Copy out the listing in full, exactly as written, but not its pictures.

━━━ Stored data ━━━

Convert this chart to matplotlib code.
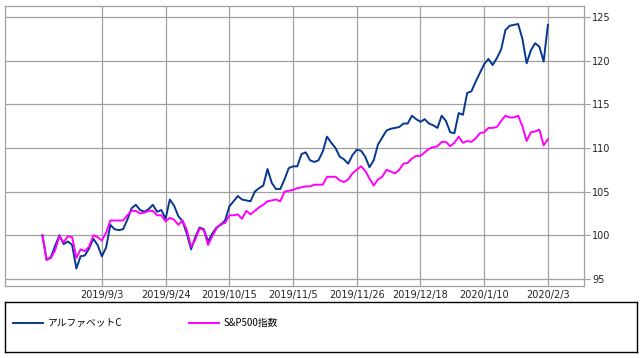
import matplotlib
matplotlib.use('Agg')
import matplotlib.pyplot as plt
import numpy as np

# index values (start = 100), one value per trading day
alphabet_c = [
    100.0, 97.2, 97.5, 98.8, 100.0, 99.0, 99.3, 98.9, 96.2, 97.6,
    97.7, 98.5, 99.6, 98.9, 97.6, 98.6, 101.2, 100.7, 100.6, 100.7,
    101.8, 103.1, 103.5, 102.9, 102.7, 103.0, 103.5, 102.7, 102.9, 101.9,
    104.1, 103.4, 102.2, 101.6, 100.2, 98.4, 99.8, 100.9, 100.7, 99.3,
    100.2, 100.9, 101.2, 101.7, 103.3, 103.9, 104.5, 104.1, 104.0, 103.9,
    105.0, 105.4, 105.7, 107.6, 106.0, 105.3, 105.3, 106.4, 107.7, 107.9,
    107.9, 109.3, 109.5, 108.6, 108.4, 108.6, 109.6, 111.3, 110.6, 110.0,
    109.0, 108.7, 108.2, 109.2, 109.8, 109.7, 109.0, 107.8, 108.6, 110.4,
    111.2, 112.0, 112.2, 112.3, 112.4, 112.8, 112.8, 113.7, 113.3, 113.0,
    113.3, 112.8, 112.6, 112.3, 113.7, 113.1, 111.8, 111.7, 114.0, 113.8,
    116.3, 116.5, 117.6, 118.6, 119.6, 120.2, 119.5, 120.3, 121.3, 123.5,
    124.0, 124.1, 124.2, 122.5, 119.7, 121.2, 122.0, 121.6, 119.9, 124.1,
]
sp500 = [
    100.0, 97.2, 97.4, 98.3, 99.9, 99.2, 99.9, 99.8, 97.4, 98.4,
    98.2, 98.7, 100.0, 99.8, 99.4, 100.3, 101.7, 101.7, 101.7, 101.7,
    102.3, 102.8, 102.8, 102.5, 102.6, 102.8, 102.8, 102.3, 102.3, 101.6,
    102.0, 101.8, 101.2, 101.7, 100.6, 98.7, 99.5, 100.8, 100.6, 98.9,
    99.9, 100.8, 101.3, 101.4, 102.3, 102.3, 102.4, 101.9, 102.8, 102.4,
    102.8, 103.2, 103.5, 103.9, 104.0, 104.1, 103.9, 105.0, 105.1, 105.2,
    105.4, 105.5, 105.6, 105.6, 105.8, 105.8, 105.8, 106.7, 106.7, 106.7,
    106.3, 106.1, 106.4, 107.1, 107.5, 107.9, 107.4, 106.5, 105.7, 106.4,
    106.7, 107.5, 107.3, 107.1, 107.5, 108.2, 108.3, 108.8, 109.1, 109.1,
    109.5, 109.9, 110.1, 110.2, 110.7, 110.7, 110.2, 110.6, 111.3, 110.6,
    110.8, 110.7, 111.1, 111.7, 111.8, 112.3, 112.3, 112.4, 113.1, 113.7,
    113.5, 113.5, 113.7, 112.5, 110.8, 111.8, 111.9, 112.1, 110.3, 111.0,
]
tick_labels = ['2019/9/3', '2019/9/24', '2019/10/15', '2019/11/5',
               '2019/11/26', '2019/12/18', '2020/1/10', '2020/2/3']
tick_pos = [14, 29, 44, 59, 74, 89, 104, 119]
names = ['アルファベットC', 'S&P500指数']

W, H = 643, 358
fig = plt.figure(figsize=(W / 100, H / 100), dpi=100)

ax = fig.add_axes([5 / W, 1 - 286 / H, 579 / W, 280 / H])
x = np.arange(len(alphabet_c))
l1, = ax.plot(x, alphabet_c, color='#063890', lw=1.4)
l2, = ax.plot(x, sp500, color='#ff00ff', lw=1.4)

ax.set_xlim(-8.8, 127.5)
ax.set_ylim(94.2, 126.26)
ax.set_xticks(tick_pos)
ax.set_xticklabels(tick_labels)
ax.set_yticks(np.arange(95, 126, 5))
ax.yaxis.tick_right()
ax.grid(True, color='#a0a0a0', lw=0.9)
ax.set_axisbelow(True)
ax.tick_params(axis='x', length=0, pad=3, labelsize=7, colors='#222222')
ax.tick_params(axis='y', length=4, pad=2, labelsize=7, color='#a0a0a0',
               labelcolor='#222222', width=0.8)
for s in ax.spines.values():
    s.set_color('#a0a0a0')
    s.set_linewidth(0.9)

# legend box below the chart
lax = fig.add_axes([5.3 / W, 1 - 351.7 / H, 631.7 / W, 50 / H])
lax.set_xticks([])
lax.set_yticks([])
for s in lax.spines.values():
    s.set_color('black')
    s.set_linewidth(1.0)
lax.legend([l1, l2], names, loc='center left', bbox_to_anchor=(0.0127, 0.57),
           ncol=2, frameon=False, borderpad=0, borderaxespad=0,
           handlelength=3.1, handletextpad=0.5, columnspacing=6.8,
           prop={'family': ['Noto Sans CJK JP', 'DejaVu Sans'], 'size': 7})

fig.savefig('out.png', dpi=100)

━━━

▶ Answer to the problem:
Convert this chart to matplotlib code.
import matplotlib
matplotlib.use('Agg')
import matplotlib.pyplot as plt
import numpy as np

# index values (start = 100), one value per trading day
alphabet_c = [
    100.0, 97.2, 97.5, 98.8, 100.0, 99.0, 99.3, 98.9, 96.2, 97.6,
    97.7, 98.5, 99.6, 98.9, 97.6, 98.6, 101.2, 100.7, 100.6, 100.7,
    101.8, 103.1, 103.5, 102.9, 102.7, 103.0, 103.5, 102.7, 102.9, 101.9,
    104.1, 103.4, 102.2, 101.6, 100.2, 98.4, 99.8, 100.9, 100.7, 99.3,
    100.2, 100.9, 101.2, 101.7, 103.3, 103.9, 104.5, 104.1, 104.0, 103.9,
    105.0, 105.4, 105.7, 107.6, 106.0, 105.3, 105.3, 106.4, 107.7, 107.9,
    107.9, 109.3, 109.5, 108.6, 108.4, 108.6, 109.6, 111.3, 110.6, 110.0,
    109.0, 108.7, 108.2, 109.2, 109.8, 109.7, 109.0, 107.8, 108.6, 110.4,
    111.2, 112.0, 112.2, 112.3, 112.4, 112.8, 112.8, 113.7, 113.3, 113.0,
    113.3, 112.8, 112.6, 112.3, 113.7, 113.1, 111.8, 111.7, 114.0, 113.8,
    116.3, 116.5, 117.6, 118.6, 119.6, 120.2, 119.5, 120.3, 121.3, 123.5,
    124.0, 124.1, 124.2, 122.5, 119.7, 121.2, 122.0, 121.6, 119.9, 124.1,
]
sp500 = [
    100.0, 97.2, 97.4, 98.3, 99.9, 99.2, 99.9, 99.8, 97.4, 98.4,
    98.2, 98.7, 100.0, 99.8, 99.4, 100.3, 101.7, 101.7, 101.7, 101.7,
    102.3, 102.8, 102.8, 102.5, 102.6, 102.8, 102.8, 102.3, 102.3, 101.6,
    102.0, 101.8, 101.2, 101.7, 100.6, 98.7, 99.5, 100.8, 100.6, 98.9,
    99.9, 100.8, 101.3, 101.4, 102.3, 102.3, 102.4, 101.9, 102.8, 102.4,
    102.8, 103.2, 103.5, 103.9, 104.0, 104.1, 103.9, 105.0, 105.1, 105.2,
    105.4, 105.5, 105.6, 105.6, 105.8, 105.8, 105.8, 106.7, 106.7, 106.7,
    106.3, 106.1, 106.4, 107.1, 107.5, 107.9, 107.4, 106.5, 105.7, 106.4,
    106.7, 107.5, 107.3, 107.1, 107.5, 108.2, 108.3, 108.8, 109.1, 109.1,
    109.5, 109.9, 110.1, 110.2, 110.7, 110.7, 110.2, 110.6, 111.3, 110.6,
    110.8, 110.7, 111.1, 111.7, 111.8, 112.3, 112.3, 112.4, 113.1, 113.7,
    113.5, 113.5, 113.7, 112.5, 110.8, 111.8, 111.9, 112.1, 110.3, 111.0,
]
tick_labels = ['2019/9/3', '2019/9/24', '2019/10/15', '2019/11/5',
               '2019/11/26', '2019/12/18', '2020/1/10', '2020/2/3']
tick_pos = [14, 29, 44, 59, 74, 89, 104, 119]
names = ['アルファベットC', 'S&P500指数']

W, H = 643, 358
fig = plt.figure(figsize=(W / 100, H / 100), dpi=100)

ax = fig.add_axes([5 / W, 1 - 286 / H, 579 / W, 280 / H])
x = np.arange(len(alphabet_c))
l1, = ax.plot(x, alphabet_c, color='#063890', lw=1.4)
l2, = ax.plot(x, sp500, color='#ff00ff', lw=1.4)

ax.set_xlim(-8.8, 127.5)
ax.set_ylim(94.2, 126.26)
ax.set_xticks(tick_pos)
ax.set_xticklabels(tick_labels)
ax.set_yticks(np.arange(95, 126, 5))
ax.yaxis.tick_right()
ax.grid(True, color='#a0a0a0', lw=0.9)
ax.set_axisbelow(True)
ax.tick_params(axis='x', length=0, pad=3, labelsize=7, colors='#222222')
ax.tick_params(axis='y', length=4, pad=2, labelsize=7, color='#a0a0a0',
               labelcolor='#222222', width=0.8)
for s in ax.spines.values():
    s.set_color('#a0a0a0')
    s.set_linewidth(0.9)

# legend box below the chart
lax = fig.add_axes([5.3 / W, 1 - 351.7 / H, 631.7 / W, 50 / H])
lax.set_xticks([])
lax.set_yticks([])
for s in lax.spines.values():
    s.set_color('black')
    s.set_linewidth(1.0)
lax.legend([l1, l2], names, loc='center left', bbox_to_anchor=(0.0127, 0.57),
           ncol=2, frameon=False, borderpad=0, borderaxespad=0,
           handlelength=3.1, handletextpad=0.5, columnspacing=6.8,
           prop={'family': ['Noto Sans CJK JP', 'DejaVu Sans'], 'size': 7})

fig.savefig('out.png', dpi=100)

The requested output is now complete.